“Ex Machina” Is a Beautiful Inarticulate Object

Ex Machina - XL

Ex Machina (Alex Garland, 2015)

The first film directed by screenwriter Alex Garland (28 Days LaterNever Let Me GoDredd), Ex Machina is not nearly as profound as it seems to think it is (despite its high marks on Rotten Tomatoes, but is still (mostly) very watchable and filled with enough strange and unexpected twists to keep the viewer guessing up until the very end. It can never quite figure out what kind of film it wants to be, however, mixing deep thoughts about artificial intelligence (A.I.) with crazy drunken synchronized dancing (which, I will admit, was extremely fun to watch), and although it has fine cinematographic elements that are reminiscent of the best of Stanley Kubrick (slow tracking shots, some done on Steadicam), if one ponders the subject matter for more than a minute or two, it all seems very dumb.

With a pumped-up Oscar Isaac (A Most Violent Year) – always extremely watchable – as Nathan, a software billionaire who has been working to create a fully functioning human-like robot, and an ethereal Alicia Vikander (A Royal Affair) as Ava (that robot), Ex Machina has much to offer in those two marvelous performances. Unfortunately, it also has Domhnall Gleeson (About Time) – an actor who tends to bore me to tears (with the occasional exception) – in the central role as the young protégé whom Isaac invites to his top-secret hideout to run a Turing Test on Vikander.

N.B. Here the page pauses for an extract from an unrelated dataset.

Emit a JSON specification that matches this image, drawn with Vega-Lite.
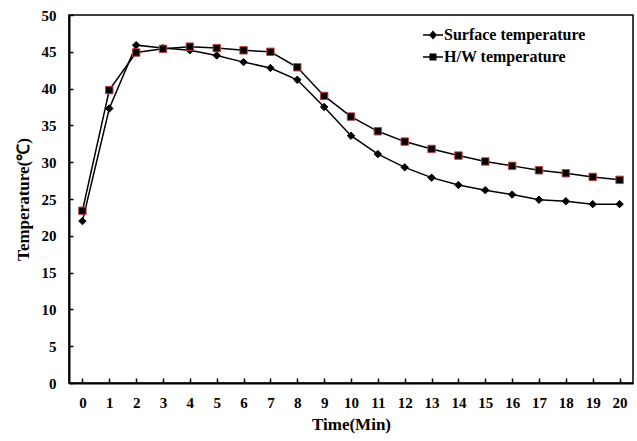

The idea that anyone would take this kid seriously as either a genius programmer or love interest for a fledgling A.I. is hard to swallow. Still, the movie’s final moments are simultaneously chilling and moving, and appeal to the sci-fi geeks in all of us, so I offer a qualified recommendation.

Cinematographer Rob Hardy (The Invisible Woman) and Production Designer Mark Digby (Never Let Me Go) deserve a lot of credit for what works here. Both Ava’s design and the design of Nathan’s remote laboratory/home set the tone – clean, efficient, sterile, yet somehow also organic – that pervades every frame of the film. It’s too bad that so much of the dialogue is expositional. Visually, the movie approaches greatness. Verbally, not so much. Odd, for a movie directed (and written) by a writer.